In the tiny coastal town of Bay St. Louis, Andrew McDonald documented his journey to hell and back.

As CBS News correspondent Jim Acosta reports for 48 Hours, McDonald defied the mandatory evacuation order, videotaping his childhood community in perhaps its final hours.

Of the rolling shots of waterfront houses, empty yards, and no people, McDonald says, "It's a ghost-town of grandiose homes awaiting a deadly hurricane."

He had faith in his mother's old house. The 100-year-old home survived Hurricane Camille in '69 and he was sure it could withstand Katrina, too. He hunkered down with his mother, his wife Deniz, and his camera.

As Sunday night fell, the hurricane hit. The winds whipped, the trees shook and the electricity went out.

His mom's 100-year-old house didn't feel so strong after all.

"I did fear for my life, " said Deniz. "It's an old house."

Even Andrew admitted he was a bit anxious. "Maybe I had left us here at a point where we couldn't leave, where it would be too dangerous," he said.

Outside, it was chaos – threatening and deadly. Andrew continued shooting.

"I happened upon this scene of several people, climbing out of this ocean of debris," he said. He saw a family, fighting for their lives. They were huddling down from the wind, going into a boat. There were five of them and a dog.

Andrew put down his camera and tried to save them. "I became obsessed with helping them," he said. "I was yelling at them; it just looked very violent."

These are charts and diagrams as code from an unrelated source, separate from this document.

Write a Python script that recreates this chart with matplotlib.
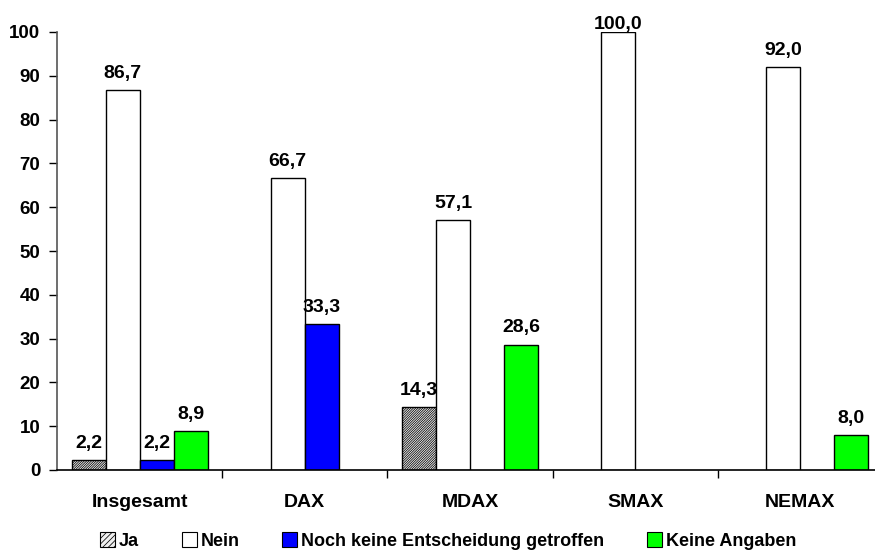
import numpy as np
import matplotlib
matplotlib.use("Agg")
import matplotlib.pyplot as plt
from matplotlib.patches import Patch

categories = ["Insgesamt", "DAX", "MDAX", "SMAX", "NEMAX"]
series_names = ["Ja", "Nein", "Noch keine Entscheidung getroffen", "Keine Angaben"]
ja = [2.2, np.nan, 14.3, np.nan, np.nan]
nein = [86.7, 66.7, 57.1, 100.0, 92.0]
noch_keine = [2.2, 33.3, np.nan, np.nan, np.nan]
keine_angaben = [8.9, np.nan, 28.6, np.nan, 8.0]
y_ticks = [0, 10, 20, 30, 40, 50, 60, 70, 80, 90, 100]

plt.rcParams["font.family"] = ["Liberation Sans", "DejaVu Sans"]
plt.rcParams["font.weight"] = "bold"
plt.rcParams["hatch.color"] = "#4a4a4a"
plt.rcParams["hatch.linewidth"] = 0.55

fig = plt.figure(figsize=(8.75, 5.52), dpi=100)
ax = fig.add_axes([57 / 875, 1 - 470 / 552, 826 / 875, 438 / 552])

styles = [
    dict(facecolor="#f0f0f0", hatch="/" * 14),
    dict(facecolor="white"),
    dict(facecolor="#0000ff"),
    dict(facecolor="#00ff00"),
]
all_series = [ja, nein, noch_keine, keine_angaben]
w = 0.2057
x = np.arange(len(categories)) + 0.5

for k, (vals, st) in enumerate(zip(all_series, styles)):
    pos = x + (k - 1.5) * w
    vals = np.array(vals, dtype=float)
    ax.bar(pos, vals, width=w, edgecolor="black", linewidth=1.0, **st)
    for px, v in zip(pos, vals):
        if np.isnan(v):
            continue
        ax.text(px, min(v + 2.8, 100.7), f"{v:.1f}".replace(".", ","),
                ha="center", va="baseline", fontsize=14, fontweight="bold")

ax.set_xlim(0, len(categories))
ax.set_ylim(0, 100)
ax.set_yticks(y_ticks)
ax.set_yticklabels([str(t) for t in y_ticks], fontsize=13.5, fontweight="bold")
ax.tick_params(axis="y", length=6, width=1, pad=6, direction="out")

ax.set_xticks(x)
ax.set_xticklabels(categories, fontsize=14, fontweight="bold")
ax.tick_params(axis="x", which="major", length=0, pad=17)
ax.set_xticks(np.arange(1, len(categories)), minor=True)
ax.tick_params(axis="x", which="minor", length=6, width=1, direction="out")

for side in ["top", "right"]:
    ax.spines[side].set_visible(False)
ax.spines["left"].set_color("#555555")
ax.spines["bottom"].set_color("black")
ax.spines["left"].set_linewidth(1.2)
ax.spines["bottom"].set_linewidth(1.2)

legend_styles = [dict(st) for st in styles]
legend_styles[0]["hatch"] = "/" * 6
handles = [Patch(edgecolor="black", linewidth=0.8, **st) for st in legend_styles]
fig.legend(handles, series_names, loc="center", ncol=4,
           bbox_to_anchor=(448 / 875, 1 - 541 / 552), frameon=False,
           prop=dict(size=13, weight="bold"), handlelength=0.85,
           handleheight=0.85, handletextpad=0.2, columnspacing=2.35,
           borderpad=0)

fig.savefig("out.png", dpi=100)
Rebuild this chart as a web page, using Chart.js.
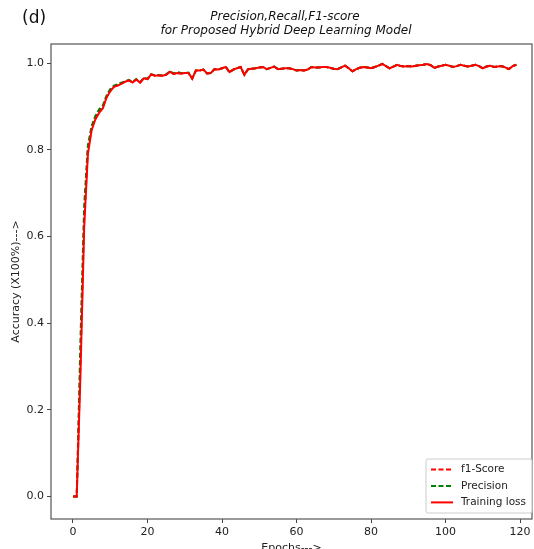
<!DOCTYPE html>
<html>
<head>
<meta charset="utf-8">
<script src="https://cdn.jsdelivr.net/npm/chart.js@4.4.0/dist/chart.umd.min.js"></script>
<style>
  html, body { margin: 0; padding: 0; background: #fff; }
  #wrap { width: 534px; height: 549px; }
</style>
</head>
<body>
<div id="wrap"><canvas id="grafico" width="534" height="549"></canvas></div>
<script>
const fuente = '"DejaVu Sans", "Liberation Sans", sans-serif';

const epochs = Array.from({ length: 120 }, (_, i) => i);
const xTicks = [0, 20, 40, 60, 80, 100, 120];
const yTicks = [0, 0.2, 0.4, 0.6, 0.8, 1.0];

const f1Score = [0, 0, 0.31, 0.64, 0.80, 0.85, 0.874, 0.889, 0.898, 0.922,
  0.937, 0.946, 0.949, 0.953, 0.957, 0.96, 0.956, 0.962, 0.955, 0.965,
  0.963, 0.974, 0.971, 0.972, 0.971, 0.973, 0.98, 0.975, 0.977, 0.976,
  0.977, 0.977, 0.964, 0.983, 0.983, 0.985, 0.976, 0.977, 0.986, 0.985,
  0.988, 0.991, 0.979, 0.985, 0.988, 0.991, 0.973, 0.986, 0.987, 0.988,
  0.990, 0.991, 0.986, 0.989, 0.992, 0.986, 0.987, 0.988, 0.988, 0.986,
  0.983, 0.984, 0.983, 0.985, 0.991, 0.990, 0.990, 0.991, 0.991, 0.989,
  0.987, 0.986, 0.990, 0.994, 0.988, 0.981, 0.986, 0.989, 0.991, 0.990,
  0.988, 0.991, 0.994, 0.998, 0.993, 0.988, 0.992, 0.996, 0.993, 0.992,
  0.993, 0.992, 0.994, 0.995, 0.996, 0.998, 0.995, 0.989, 0.992, 0.994,
  0.996, 0.994, 0.991, 0.993, 0.996, 0.994, 0.992, 0.994, 0.996, 0.993,
  0.988, 0.992, 0.994, 0.991, 0.992, 0.993, 0.990, 0.986, 0.993, 0.996];

const precision = [0, 0, 0.36, 0.67, 0.81, 0.855, 0.878, 0.893, 0.902, 0.925,
  0.94, 0.948, 0.951, 0.955, 0.958, 0.961, 0.957, 0.963, 0.956, 0.966,
  0.964, 0.974, 0.972, 0.972, 0.972, 0.974, 0.981, 0.976, 0.979, 0.977,
  0.977, 0.978, 0.965, 0.983, 0.983, 0.985, 0.976, 0.977, 0.986, 0.985,
  0.988, 0.991, 0.979, 0.985, 0.988, 0.991, 0.973, 0.986, 0.987, 0.988,
  0.990, 0.991, 0.986, 0.989, 0.992, 0.986, 0.987, 0.988, 0.988, 0.986,
  0.983, 0.984, 0.983, 0.985, 0.991, 0.990, 0.990, 0.991, 0.991, 0.989,
  0.987, 0.986, 0.990, 0.994, 0.988, 0.981, 0.986, 0.989, 0.991, 0.990,
  0.988, 0.991, 0.994, 0.998, 0.993, 0.988, 0.992, 0.996, 0.993, 0.992,
  0.993, 0.992, 0.994, 0.995, 0.996, 0.998, 0.995, 0.989, 0.992, 0.994,
  0.996, 0.994, 0.991, 0.993, 0.996, 0.994, 0.992, 0.994, 0.996, 0.993,
  0.988, 0.992, 0.994, 0.991, 0.992, 0.993, 0.990, 0.986, 0.993, 0.996];

const trainingLoss = [0, 0, 0.28, 0.62, 0.79, 0.845, 0.87, 0.885, 0.895, 0.92,
  0.935, 0.945, 0.948, 0.952, 0.957, 0.96, 0.955, 0.962, 0.955, 0.965,
  0.963, 0.974, 0.971, 0.972, 0.971, 0.973, 0.98, 0.975, 0.977, 0.976,
  0.977, 0.977, 0.964, 0.983, 0.983, 0.985, 0.976, 0.977, 0.986, 0.985,
  0.988, 0.991, 0.979, 0.985, 0.988, 0.991, 0.973, 0.986, 0.987, 0.988,
  0.990, 0.991, 0.986, 0.989, 0.992, 0.986, 0.987, 0.988, 0.988, 0.986,
  0.983, 0.984, 0.983, 0.985, 0.991, 0.990, 0.990, 0.991, 0.991, 0.989,
  0.987, 0.986, 0.990, 0.994, 0.988, 0.981, 0.986, 0.989, 0.991, 0.990,
  0.988, 0.991, 0.994, 0.998, 0.993, 0.988, 0.992, 0.996, 0.993, 0.992,
  0.993, 0.992, 0.994, 0.995, 0.996, 0.998, 0.995, 0.989, 0.992, 0.994,
  0.996, 0.994, 0.991, 0.993, 0.996, 0.994, 0.992, 0.994, 0.996, 0.993,
  0.988, 0.992, 0.994, 0.991, 0.992, 0.993, 0.990, 0.986, 0.993, 0.996];

const puntos = (serie) => serie.map((v, i) => ({ x: epochs[i], y: v }));

// marco, titulo y leyenda estilo matplotlib
const marco = {
  id: 'marco',
  afterDraw(chart) {
    const ctx = chart.ctx;
    const a = chart.chartArea;
    ctx.save();
    ctx.strokeStyle = '#555';
    ctx.lineWidth = 1.2;
    ctx.strokeRect(a.left, a.top, a.right - a.left, a.bottom - a.top);

    ctx.fillStyle = '#111';
    ctx.textAlign = 'center';
    ctx.textBaseline = 'middle';
    ctx.font = 'italic 12px ' + fuente;
    ctx.fillText('Precision,Recall,F1-score', 285, 17);
    ctx.fillText('for Proposed Hybrid Deep Learning Model', 286, 31);
    ctx.textAlign = 'left';
    ctx.font = '17px ' + fuente;
    ctx.fillText('(d)', 22, 19);

    // leyenda
    const x0 = 426, y0 = 459, w = 106, h = 54;
    ctx.fillStyle = 'rgba(255,255,255,0.85)';
    ctx.strokeStyle = '#ccc';
    ctx.lineWidth = 1;
    ctx.beginPath();
    ctx.roundRect(x0, y0, w, h, 2);
    ctx.fill();
    ctx.stroke();
    ctx.font = '10.5px ' + fuente;
    chart.data.datasets.forEach((ds, i) => {
      const y = 469.6 + i * 16.4;
      ctx.strokeStyle = ds.borderColor;
      ctx.lineWidth = ds.borderWidth;
      ctx.setLineDash(ds.borderDash || []);
      ctx.beginPath();
      ctx.moveTo(431, y);
      ctx.lineTo(453, y);
      ctx.stroke();
      ctx.setLineDash([]);
      ctx.fillStyle = '#222';
      ctx.fillText(ds.label, 461, y);
    });
    ctx.restore();
  }
};

const canvas = document.querySelector('#grafico');

const config = {
  type: 'line',
  data: {
    datasets: [
      {
        label: 'f1-Score',
        data: puntos(f1Score),
        borderColor: '#ff0000',
        borderWidth: 2,
        borderDash: [5, 2.5],
        order: 3
      },
      {
        label: 'Precision',
        data: puntos(precision),
        borderColor: '#008000',
        borderWidth: 2,
        borderDash: [5, 2.5],
        order: 2
      },
      {
        label: 'Training loss',
        data: puntos(trainingLoss),
        borderColor: '#ff0000',
        borderWidth: 2,
        order: 1
      }
    ]
  },
  options: {
    responsive: false,
    animation: false,
    devicePixelRatio: 1,
    elements: { point: { radius: 0 }, line: { tension: 0 } },
    layout: { padding: { top: 44, right: 2, left: 0, bottom: 0 } },
    plugins: {
      legend: { display: false },
      tooltip: { enabled: false }
    },
    scales: {
      x: {
        type: 'linear',
        min: -5.9,
        max: 123.2,
        afterBuildTicks: (scale) => { scale.ticks = xTicks.map(v => ({ value: v })); },
        afterFit: (scale) => { scale.height = 30; },
        grid: { drawOnChartArea: false, drawTicks: true, tickLength: 4, color: '#444' },
        border: { display: false },
        ticks: { color: '#222', font: { family: fuente, size: 11 }, padding: 3, maxRotation: 0,
          callback: (v) => v },
        title: { display: true, text: 'Epochs--->', color: '#222',
          font: { family: fuente, size: 11 }, padding: { top: 0, bottom: -6 } }
      },
      y: {
        min: -0.052,
        max: 1.044,
        afterBuildTicks: (scale) => { scale.ticks = yTicks.map(v => ({ value: v })); },
        afterFit: (scale) => { scale.width = 51; },
        grid: { drawOnChartArea: false, drawTicks: true, tickLength: 4, color: '#444' },
        border: { display: false },
        ticks: { color: '#222', font: { family: fuente, size: 11 }, padding: 3,
          callback: (v) => v.toFixed(1) },
        title: { display: true, text: 'Accuracy (X100%)--->', color: '#222',
          font: { family: fuente, size: 11 }, padding: { top: 10, bottom: 0 } }
      }
    }
  },
  plugins: [marco]
};

new Chart(canvas, config);
</script>
</body>
</html>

But he couldn't reach the desperate family; the debris in the water made swimming towards their boat impossible. They disappeared.

Their house across the street was completely submerged. There is no house strong enough, no tree tall enough to withstand the wrath of the angry storm.

Andrew's neighborhood was flattened by almost 25 feet of water. It was an amazing sight, an amazing event. Within an hour, the landscape had just utterly transformed. Every house was destroyed, except one: Andrew's childhood home stood among the ruins.

"We were alive," Andrew said. "It was a sense of elation, that the thing had passed and we had made it." The old house and Andrew's mother survived another hurricane.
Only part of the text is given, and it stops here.